When OCP Is Overkill
1. Truly Stable Requirements: If a domain has genuinely fixed behavior, abstraction adds unnecessary complexity. For example, if a parking lot will only ever support cars and motorcycles (contractually limited), creating a Vehicle abstraction for future vehicle types is premature optimization.
2. Trivial or One-Time Logic: Simple utility functions or calculations that rarely change do not benefit from OCP. A method that converts temperature units does not need a TemperatureConverter interface with CelsiusToFahrenheit and FahrenheitToCelsius implementations.

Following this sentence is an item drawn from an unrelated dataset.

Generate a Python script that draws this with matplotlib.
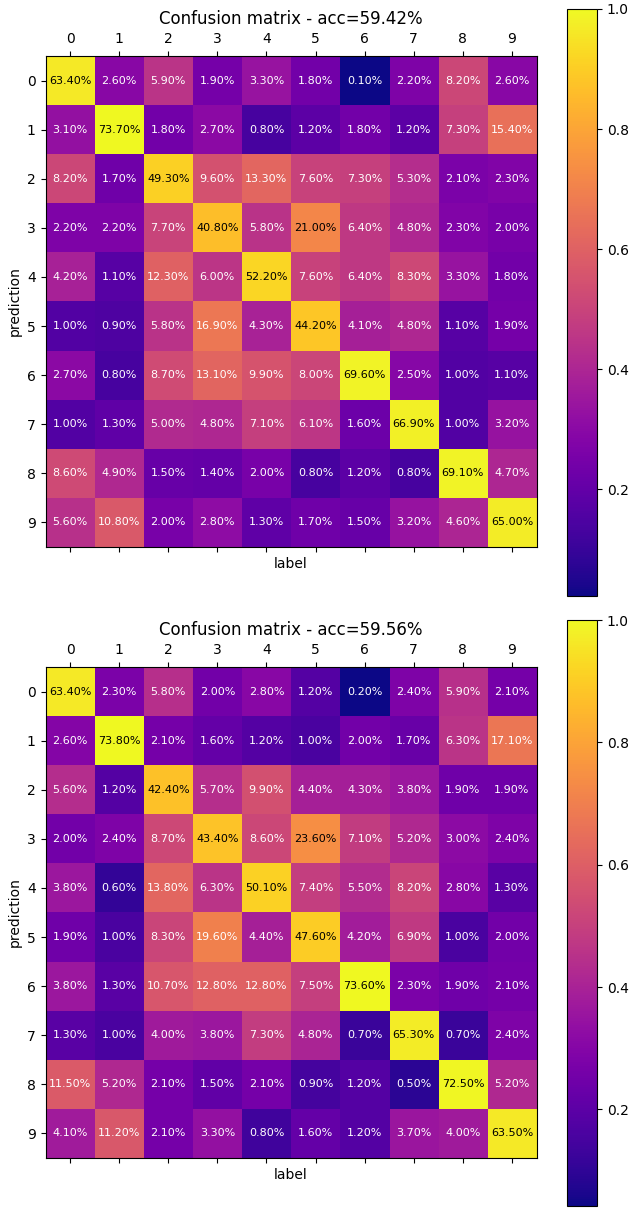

3. Rapid Prototyping Phase: During initial exploration, requirements are unclear. Premature abstraction can lock you into the wrong design. It is better to violate OCP initially, then refactor toward it once patterns emerge. But do not use prototyping as an excuse to avoid design forever.
Comparison with Alternatives
| Approach | When to Use | Trade-Off |
|---|---|---|
| OCP (Abstraction) | Expected variation in specific dimension | More classes, indirection; harder to trace execution |
| Configuration/Data | Variation in parameters, not behavior | Cannot express complex logic; requires external configuration management |
| Direct Modification | Stable code, low risk, infrequent changes | Every change requires testing entire module; higher risk of regression |
Common Pitfalls
Over-Abstraction: Creating interfaces for every class "just in case" leads to bloated designs. Abstract only the parts that truly vary. If you have one implementation and no concrete plan for a second, you probably do not need the abstraction yet.
Wrong Abstraction: Identifying the stable vs. varying parts incorrectly leads to abstractions that change frequently, violating the "closed" part of OCP. For example, if you abstract Vehicle but the parking fee calculation algorithm itself changes often, you have abstracted the wrong dimension.
Ignoring Existing Extension Mechanisms: Some languages and frameworks provide built-in extension points (callbacks, hooks, events). Using these is simpler than designing custom abstractions. However, if these mechanisms are not type-safe or lack clear contracts, OCP-style interfaces may still be preferable.